A livello politico lo stralcio dal decreto imprese dello scudo penale per ArcelorMittal è una vittoria dei dissidenti capitanati dall’ex ministra pugliese Barbara Lezzi. In 17 avevano firmato l’emendamento soppressivo, riuscendo a coagulare intorno a una battaglia identitaria del Movimento il consenso della maggioranza dei senatori del gruppo. Tanto che il ministro M5S dei Rapporti con il Parlamento, Federico D’Incà, non ha potuto che prenderne atto: la fiducia non sarebbe passata, meglio cancellare la norma a fronte di un impegno del Governo a cercare soluzioni alternative.
La patata bollente torna così nelle mani di un altro ministro M5S, Stefano Patuanelli. Ma il segnale lanciato a Di Maio sul primo decreto utile è inequivocabile: nonostante a Palazzo Madama i Cinque Stelle siano riusciti a eleggere il nuovo capogruppo, Gianluca Perilli (che ha vinto di 3 voti su Danilo Toninelli), quella andata in scena è una prova di forza nei confronti dei vertici. L’allerta su transfughi o scissioni resta alta.
A Palazzo Chigi l’irritazione monta. E la partita parallela sulla manovra non fa che peggiorare i rapporti tra Conte e Di Maio. Il duello è a distanza, ma palese. In diretta Facebook quando a Washington è notte, il capo politico M5S sostiene che «la legge di bilancio probabilmente verrà approvata nel Consiglio dei ministri di lunedì». Il premier lo stoppa: «La manovra è stata approvata salvo intese, ci sono aspetti su cui possiamo ragionare, ma nel Cdm previsto lunedì stiamo lavorando a un decreto legge sul terremoto». Dietro il botta e risposta c’è il pressing di Di Maio e dei suoi su quattro temi: il tetto al contante abbassato da 3mila a 2mila euro, il carcere per i grandi evasori, troppo timido, le sanzioni per chi non accetta i pagamenti elettronici e la stretta sulla flat tax per le partite Iva. «Bisogna combattere contro la grande evasione – attacca Di Maio – non contro il commerciante.

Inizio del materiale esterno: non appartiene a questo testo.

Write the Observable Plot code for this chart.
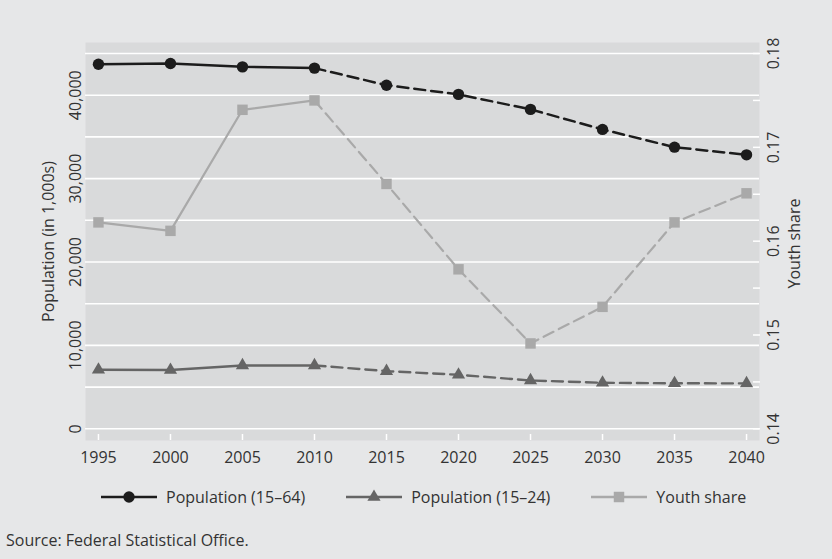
<!DOCTYPE html>
<html>
<head>
<meta charset="utf-8">
<script src="https://cdn.jsdelivr.net/npm/d3@7"></script>
<script src="https://cdn.jsdelivr.net/npm/@observablehq/plot@0.6"></script>
<style>
  html, body { margin: 0; padding: 0; background: #e6e7e8; }
  body { width: 832px; height: 559px; position: relative; overflow: hidden;
         font-family: "Open Sans", sans-serif; color: #333; }
  #chart { position: absolute; left: 0; top: 0; }
  #legend { position: absolute; left: 101px; top: 486px; height: 22px;
            display: flex; align-items: center; gap: 41px; font-size: 16px; color: #333; }
  .item { display: flex; align-items: center; gap: 9px; white-space: nowrap; }
  .item svg { display: block; }
  #caption { position: absolute; left: 6px; top: 529px; font-size: 16px; color: #333; white-space: nowrap; }
</style>
</head>
<body>
<div id="chart"></div>
<div id="legend"></div>
<div id="caption">Source: Federal Statistical Office.</div>
<script>
// ---- data ----
const years = [1995, 2000, 2005, 2010, 2015, 2020, 2025, 2030, 2035, 2040];
const pop1564 = [43710, 43800, 43400, 43250, 41200, 40100, 38300, 35900, 33770, 32850];
const pop1524 = [7080, 7050, 7600, 7600, 6920, 6480, 5800, 5520, 5460, 5450];
const youthShare = [0.1620, 0.1611, 0.1740, 0.1750, 0.1661, 0.1570, 0.1491, 0.1530, 0.1620, 0.1651];
const lastObserved = 2010;

const leftGrid = [0, 5000, 10000, 15000, 20000, 25000, 30000, 35000, 40000, 45000];
const leftLabels = [0, 10000, 20000, 30000, 40000];
const rightLabels = [0.14, 0.15, 0.16, 0.17, 0.18];
const rightMinor = [0.14, 0.145, 0.15, 0.155, 0.16, 0.165, 0.17, 0.175, 0.18];
const rightRange = [0.14, 0.18];   // maps onto left [0, 45000]
const leftRange = [0, 45000];

const seriesNames = ["Population (15\u201364)", "Population (15\u201324)", "Youth share"];
const seriesColors = ["#1c1c1c", "#656565", "#a9a9a9"];
const seriesSymbols = ["circle", "triangle", "square"];

// ---- build table ----
const toLeft = s => leftRange[0] + (s - rightRange[0]) / (rightRange[1] - rightRange[0]) * (leftRange[1] - leftRange[0]);
const rows = years.map((year, i) => ({year, p64: pop1564[i], p24: pop1524[i], ys: toLeft(youthShare[i])}));
const solid = rows.filter(d => d.year <= lastObserved);
const dashed = rows.filter(d => d.year >= lastObserved);
const dash = "11,6";

const fmtL = d3.format(",");
const fmtR = d3.format(".2f");

const marks = [
  Plot.frame({fill: "#d9dadb", stroke: null}),
  Plot.gridY(leftGrid, {stroke: "white", strokeOpacity: 1, strokeWidth: 1.6}),
  Plot.axisX(years, {tickSize: -6, stroke: "white", strokeWidth: 1.5, tickFormat: () => "", label: null}),
  Plot.axisY(rightMinor.map(toLeft), {anchor: "right", tickSize: -7, stroke: "white", strokeWidth: 1.5, tickFormat: () => "", label: null}),
  Plot.axisX(years, {tickSize: 0, tickPadding: 11, tickFormat: d => String(d), label: null, fontSize: 16, fill: "#333"}),
  // left tick labels (rotated)
  Plot.text(leftLabels, {y: d => d, text: d => fmtL(d), frameAnchor: "left", rotate: -90, textAnchor: "middle", lineAnchor: "bottom", dx: -5, fontSize: 16, fill: "#333"}),
  Plot.text(["Population (in 1,000s)"], {text: d => d, frameAnchor: "left", rotate: -90, textAnchor: "middle", lineAnchor: "bottom", dx: -32, fontSize: 16, fill: "#333"}),
  // right tick labels
  Plot.text(rightLabels, {y: d => toLeft(d), text: d => fmtR(d), frameAnchor: "right", rotate: -90, textAnchor: "middle", lineAnchor: "top", dx: 8, fontSize: 16, fill: "#333"}),
  Plot.text(["Youth share"], {text: d => d, frameAnchor: "right", rotate: -90, textAnchor: "middle", lineAnchor: "top", dx: 29, dy: 2, fontSize: 16, fill: "#333"}),
  // youth share
  Plot.line(solid, {x: "year", y: "ys", stroke: seriesColors[2], strokeWidth: 2.2}),
  Plot.line(dashed, {x: "year", y: "ys", stroke: seriesColors[2], strokeWidth: 2.2, strokeDasharray: dash}),
  Plot.dot(rows, {x: "year", y: "ys", symbol: seriesSymbols[2], r: 5.9, fill: seriesColors[2]}),
  // population 15-24
  Plot.line(solid, {x: "year", y: "p24", stroke: seriesColors[1], strokeWidth: 2.4}),
  Plot.line(dashed, {x: "year", y: "p24", stroke: seriesColors[1], strokeWidth: 2.4, strokeDasharray: dash}),
  Plot.dot(rows, {x: "year", y: "p24", symbol: seriesSymbols[1], r: 4.9, fill: seriesColors[1]}),
  // population 15-64
  Plot.line(solid, {x: "year", y: "p64", stroke: seriesColors[0], strokeWidth: 2.5}),
  Plot.line(dashed, {x: "year", y: "p64", stroke: seriesColors[0], strokeWidth: 2.5, strokeDasharray: dash}),
  Plot.dot(rows, {x: "year", y: "p64", symbol: seriesSymbols[0], r: 5.7, fill: seriesColors[0]})
];

const chart = Plot.plot({
  width: 832,
  height: 470,
  marginLeft: 85,
  marginRight: 73,
  marginTop: 42,
  marginBottom: 30,
  x: {domain: [1994.1, 2040.9], label: null},
  y: {domain: [-1400, 46320], label: null},
  style: {background: "transparent", fontFamily: "'Open Sans', sans-serif", fontSize: "16px", color: "#333", overflow: "visible"},
  marks
});
document.getElementById("chart").appendChild(chart);

// ---- legend ----
const legend = document.getElementById("legend");
const symPath = {
  circle: d3.symbol(d3.symbolCircle, Math.PI * 5.7 * 5.7)(),
  triangle: d3.symbol(d3.symbolTriangle, Math.PI * 4.9 * 4.9)(),
  square: d3.symbol(d3.symbolSquare, Math.PI * 5.9 * 5.9)()
};
seriesNames.forEach((name, i) => {
  const item = document.createElement("div");
  item.className = "item";
  item.innerHTML =
    `<svg width="56" height="16" viewBox="0 0 56 16">
       <line x1="0" x2="56" y1="8" y2="8" stroke="${seriesColors[i]}" stroke-width="2.4"/>
       <path transform="translate(28,8)" d="${symPath[seriesSymbols[i]]}" fill="${seriesColors[i]}"/>
     </svg><span>${name}</span>`;
  legend.appendChild(item);
});
</script>
</body>
</html>
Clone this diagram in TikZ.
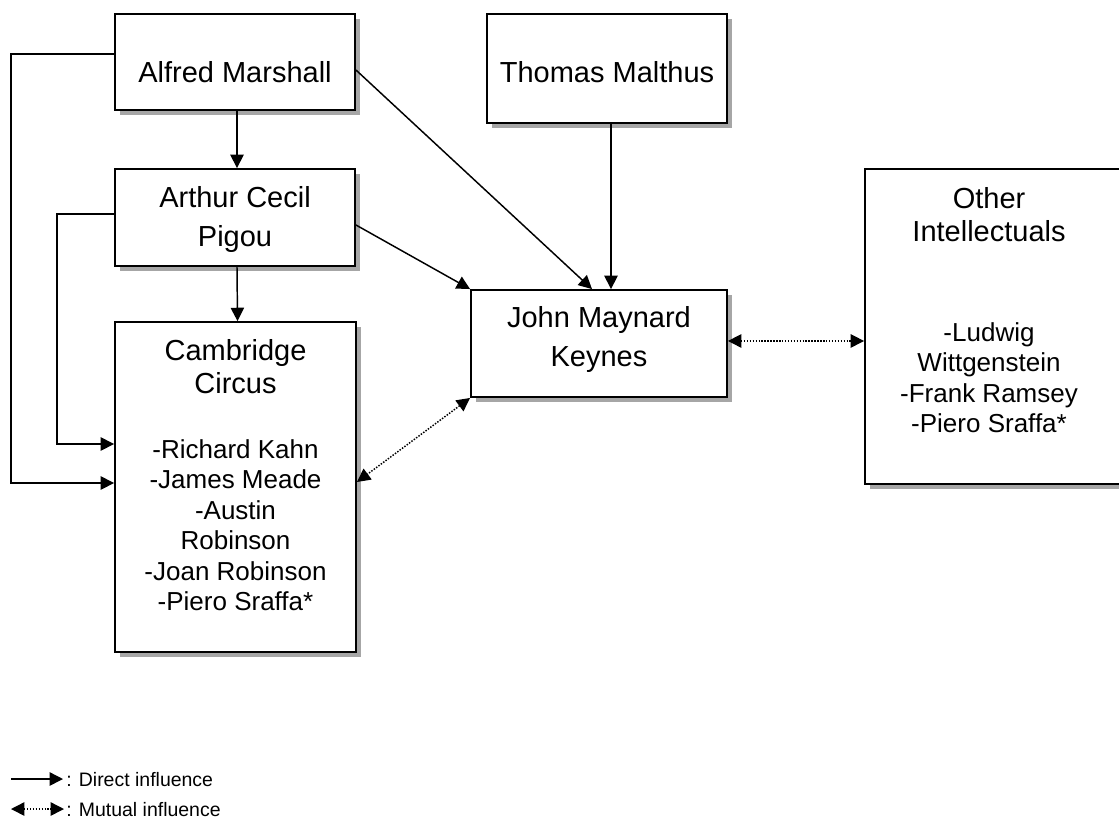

Prima della multa sul Pos bisogna abbassare le commissioni delle banche».
Conte, che ai partiti chiede lealtà, replica con due mosse. Al mattino convoca una riunione di maggioranza sui reati fiscali, quasi a blindare il metodo concordato con Pd e Leu: nel Dl fiscale resta la norma che aumenta da 6 a 8 anni la pena massima per dichiarazione fraudolenta. Sarà invece in Parlamento, con un emendamento in fase di conversione, che potranno trovare spazio, previa intesa, le richieste del M5S, dall’abbassamento delle soglie di punibilità alla confisca dei beni dei condannati. Non è tutto. A Bruxelles per il Consiglio europeo, il premier fissa un altro paletto: «Il tetto al contante non si tocca». E sul cashless rassicura: «Non sarà penalizzata alcuna categoria». Fonti di Governo aggiungono che il presidente lavora per ridurre le commissioni proprio per non danneggiare i piccoli e che si studia una rimodulazione delle multe per i commercianti.